When a file loaded from a GitHub reference uses a relative or absolute reference, it will resolve to the same branch/reference as that file.

Multiple projects in the same repo

Celer also supports putting multiple projects in the same repository/directory (commonly referred to as a monorepo). You may want to do this if you want to have shared configurations across projects.

Example

Here is one way to organize files in the monorepo:

.
├── common/
│   └── config.yaml
├── example1/
│   ├── project.yaml
│   └── main.yaml
├── example2/
│   ├── project.yaml
│   └── main.yaml
└── project.yaml
yaml
# /example1/project.yaml
title: example 1
version: 1.0
route:
  use: ./main.yaml
config:
- use: /common/config.yaml

# /example2/project.yaml
title: example 2
version: 1.0
route:
  use: ./main.yaml
config:
- use: /common/config.yaml

#/project.yaml
entry-points:
  example1: /example1/project.yaml
  example2: /example2/project.yaml

entry-points

To configure a monorepo, the root project.yaml needs to define a entry-points property that maps entry points to the project.yaml of the project.
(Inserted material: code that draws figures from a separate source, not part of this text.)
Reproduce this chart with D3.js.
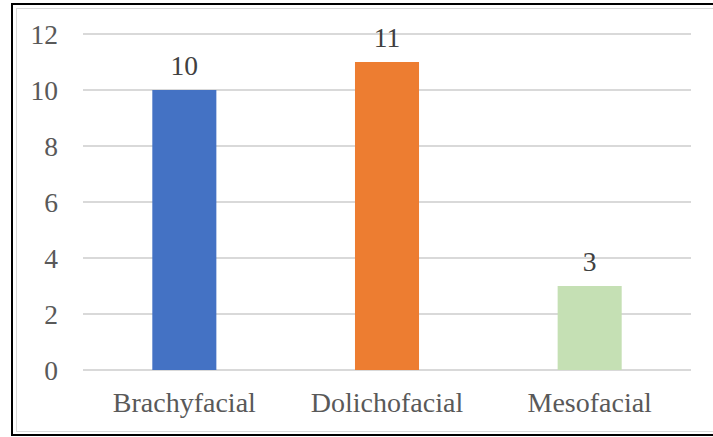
<!DOCTYPE html>
<html>
<head>
<meta charset="utf-8">
<script src="https://cdn.jsdelivr.net/npm/d3@7"></script>
<style>
  html, body { margin: 0; padding: 0; background: #fff; }
  svg { display: block; }
</style>
</head>
<body>
<svg id="chart" width="713" height="437"></svg>
<script>
const categories = ["Brachyfacial", "Dolichofacial", "Mesofacial"];
const values = [10, 11, 3];
const barColors = ["#4472C4", "#ED7D31", "#C5E0B4"];
const yTicks = [0, 2, 4, 6, 8, 10, 12];

const svg = d3.select("#chart");
const W = 713, H = 437;
const plot = { left: 83, right: 691, top: 34, bottom: 370 };
const font = "'Liberation Serif', 'Times New Roman', serif";

// borders
svg.append("rect").attr("x", 12).attr("y", 4).attr("width", W + 10).attr("height", 431)
  .attr("fill", "none").attr("stroke", "#000").attr("stroke-width", 2);
svg.append("rect").attr("x", 16.5).attr("y", 8.5).attr("width", W + 10).attr("height", 423)
  .attr("fill", "none").attr("stroke", "#d9d9d9").attr("stroke-width", 1);

const x = d3.scaleBand().domain(categories).range([plot.left, plot.right]).paddingInner(0.684).paddingOuter(0.342);
const y = d3.scaleLinear().domain([0, 12]).range([plot.bottom, plot.top]);

// gridlines
svg.append("g").selectAll("line").data(yTicks).join("line")
  .attr("x1", plot.left).attr("x2", plot.right)
  .attr("y1", d => y(d)).attr("y2", d => y(d))
  .attr("stroke", "#d9d9d9").attr("stroke-width", 2);

// y axis labels
const yAxis = d3.axisLeft(y).tickValues(yTicks).tickSize(0).tickPadding(0);
const gy = svg.append("g").attr("transform", `translate(58,0)`).call(yAxis);
gy.select(".domain").remove();
gy.selectAll("text").attr("font-family", font).attr("font-size", 27.5).attr("fill", "#595959").attr("dy", "0.36em");

// bars
svg.append("g").selectAll("rect").data(values).join("rect")
  .attr("x", (d, i) => x(categories[i]))
  .attr("width", x.bandwidth())
  .attr("y", d => y(d))
  .attr("height", d => y(0) - y(d))
  .attr("fill", (d, i) => barColors[i]);

// value labels
svg.append("g").selectAll("text").data(values).join("text")
  .attr("x", (d, i) => x(categories[i]) + x.bandwidth() / 2)
  .attr("y", d => y(d) - 15.5)
  .attr("text-anchor", "middle")
  .attr("font-family", font).attr("font-size", 27.5).attr("fill", "#404040")
  .text(d => d);

// x axis labels
const xAxis = d3.axisBottom(x).tickSize(0).tickPadding(0);
const gx = svg.append("g").attr("transform", `translate(0,${plot.bottom})`).call(xAxis);
gx.select(".domain").remove();
gx.selectAll("text").attr("font-family", font).attr("font-size", 28).attr("fill", "#595959")
  .attr("dy", null).attr("y", 42);
</script>
</body>
</html>
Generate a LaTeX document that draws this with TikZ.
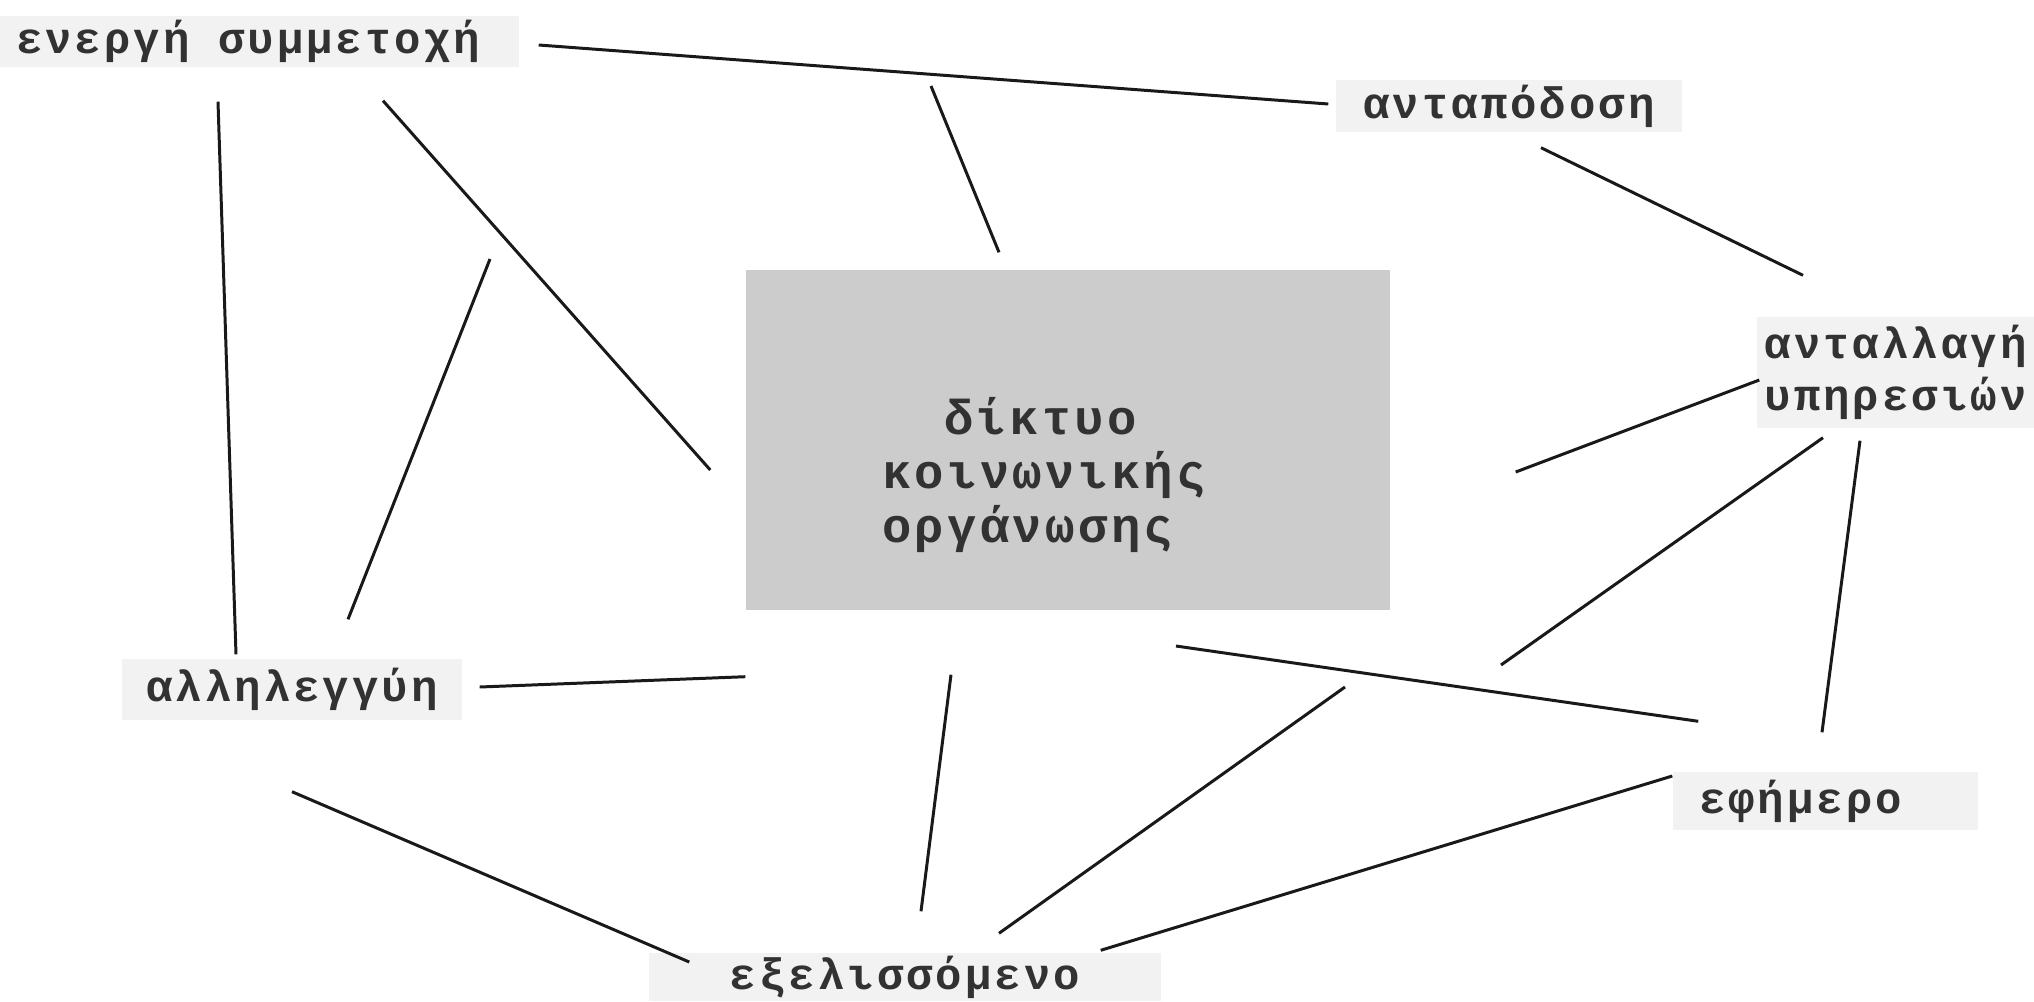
\documentclass[tikz,border=0pt]{standalone}
\usepackage{fontspec}
\newfontfamily\greekmono{Liberation Mono}[LetterSpace=7]
\definecolor{boxgrey}{RGB}{204,204,204}
\definecolor{labelgrey}{RGB}{242,242,242}
\definecolor{textgrey}{RGB}{50,50,50}
\usetikzlibrary{positioning,calc}

\tikzset{
  term/.style={fill=labelgrey, text=textgrey, inner sep=0pt, align=left,
    font=\greekmono\bfseries\fontsize{12.5}{14.8}\selectfont},
  link/.style={line width=0.85pt, draw=black!90},
}

\begin{document}
\begin{tikzpicture}
\useasboundingbox (0,0) rectangle (20.34,-10.01);

% central box
\node[fill=boxgrey, minimum width=6.44cm, minimum height=3.40cm, inner sep=0pt] (net) at (10.68,-4.40) {};
\node[text=textgrey, align=left, font=\greekmono\bfseries\fontsize{13.9}{15.4}\selectfont] (netlbl)
  at ([xshift=-0.24cm,yshift=-0.35cm]net.center) {\phantom{κο}δίκτυο\\κοινωνικής\\οργάνωσης};

% terms
\node[term, inner xsep=0.16cm, text width=4.87cm, minimum height=0.51cm] (ener) at (2.595,-0.415) {ενεργή\hspace{4pt} συμμετοχή};
\node[term, minimum width=3.46cm, minimum height=0.52cm] (antap) at (15.09,-1.06) {ανταπόδοση};
\node[term, minimum width=2.77cm, minimum height=1.11cm] (antal) at (18.955,-3.725) {ανταλλαγή\\υπηρεσιών};
\node[term, minimum width=3.40cm, minimum height=0.61cm] (allil) at (2.92,-6.895) {αλληλεγγύη};
\node[term, inner xsep=0.26cm, text width=2.53cm, minimum height=0.58cm] (efim) at (18.255,-8.01) {εφήμερο};
\node[term, minimum width=5.12cm, minimum height=0.48cm] (exel) at (9.05,-9.77) {εξελισσόμενο};

% free ends
\coordinate (topend) at (9.31,-0.86);
\coordinate (leftend) at (4.90,-2.59);
\coordinate (midend) at (15.01,-6.65);
\coordinate (lowend) at (11.76,-6.46);
\coordinate (botend) at (13.45,-6.87);

% links
\draw[link] ([xshift=0.19cm,yshift=-0.035cm]ener.east) -- ([xshift=-0.07cm,yshift=0.02cm]antap.west);
\draw[link] (topend) -- ([xshift=-0.69cm,yshift=0.17cm]net.north);
\draw[link] ([xshift=-0.415cm,yshift=-0.34cm]ener.south) -- ([xshift=-0.56cm,yshift=0.04cm]allil.north);
\draw[link] ([xshift=1.235cm,yshift=-0.33cm]ener.south) -- ([xshift=-0.35cm,yshift=-0.30cm]net.west);
\draw[link] (leftend) -- ([xshift=0.56cm,yshift=0.39cm]allil.north);
\draw[link] ([xshift=0.32cm,yshift=-0.15cm]antap.south) -- ([xshift=-0.925cm,yshift=0.41cm]antal.north);
\draw[link] ([xshift=1.25cm,yshift=-0.32cm]net.east) -- ([xshift=0.03cm,yshift=-0.075cm]antal.west);
\draw[link] ([xshift=-0.725cm,yshift=-0.09cm]antal.south) -- (midend);
\draw[link] ([xshift=-0.355cm,yshift=-0.12cm]antal.south) -- ([xshift=-0.035cm,yshift=0.39cm]efim.north);
\draw[link] ([xshift=0.17cm,yshift=0.025cm]allil.east) -- ([yshift=-0.66cm]net.south west);
\draw[link] (lowend) -- ([xshift=0.26cm,yshift=0.50cm]efim.north west);
\draw[link] ([xshift=-1.17cm,yshift=-0.64cm]net.south) -- ([xshift=0.16cm,yshift=0.41cm]exel.north);
\draw[link] (botend) -- ([xshift=0.94cm,yshift=0.19cm]exel.north);
\draw[link] ([yshift=-0.71cm]allil.south) -- ([xshift=0.41cm,yshift=0.15cm]exel.west);
\draw[link] ([xshift=-0.61cm,yshift=0.02cm]exel.north east) -- ([yshift=0.25cm]efim.west);
\end{tikzpicture}
\end{document}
The path must be an absolute path

yaml
# /project.yaml
entry-points:
  example1: /example1/project.yaml
  example2: /example2/project.yaml

TIP

The root project.yaml doesn't have to contain other properties like title and version that usually sit inside project.yaml. These properties are ignored if they do exist.

The entry point for each project doesn't have to be named project.yaml. For example, you can also set up the directory like this:

.
├── common/
│   └── config.yaml
├── example1.yaml
├── example2.yaml
└── project.yaml
yaml
#/project.yaml
entry-points:
  example1: /example1.yaml
  example2: /example2.yaml

#/example1.yaml
title: Example 1
... # detail not shown

#/example2.yaml
title: Example 2
... # detail not shown

Aliasing

You can also specify another entry point in the place of the project path. This allows you to have multiple names (aliases) for the same project, which is useful for versioning and other things.

yaml
#/project.yaml
entry-points:
  hundo-latest: hundo-v4
  hundo-v4: hundo-v4.1
  hundo-v4.1: /hundo-v4.1.yaml

In the example above, all the entry points point to the same project, but the router can distribute an URL with the "latest" version, and update the route later without redistribution.

WARNING

There is a maximum depth of aliasing to prevent infinite recursion.

Default

You can also specify a special entry point named default. The compiler will be redirected to that entry point if it is given the root project as entry path. default can be either an alias or a path like other entry points.

yaml
#/project.yaml
entry-points:
  default: my-project
  my-project: /path/to/project.yaml

Choose entry point

To switch between entry points in the web editor:

  1. Load the monorepo directory (not subdirectories) in the web editor
  2. Click on Settings in the toolbar, then go to the Editor category.
  3. Under the Compiler section, find Entry point settings and change the entry point.
  4. Close the settings dialog, and the document should reload to use the new entry point.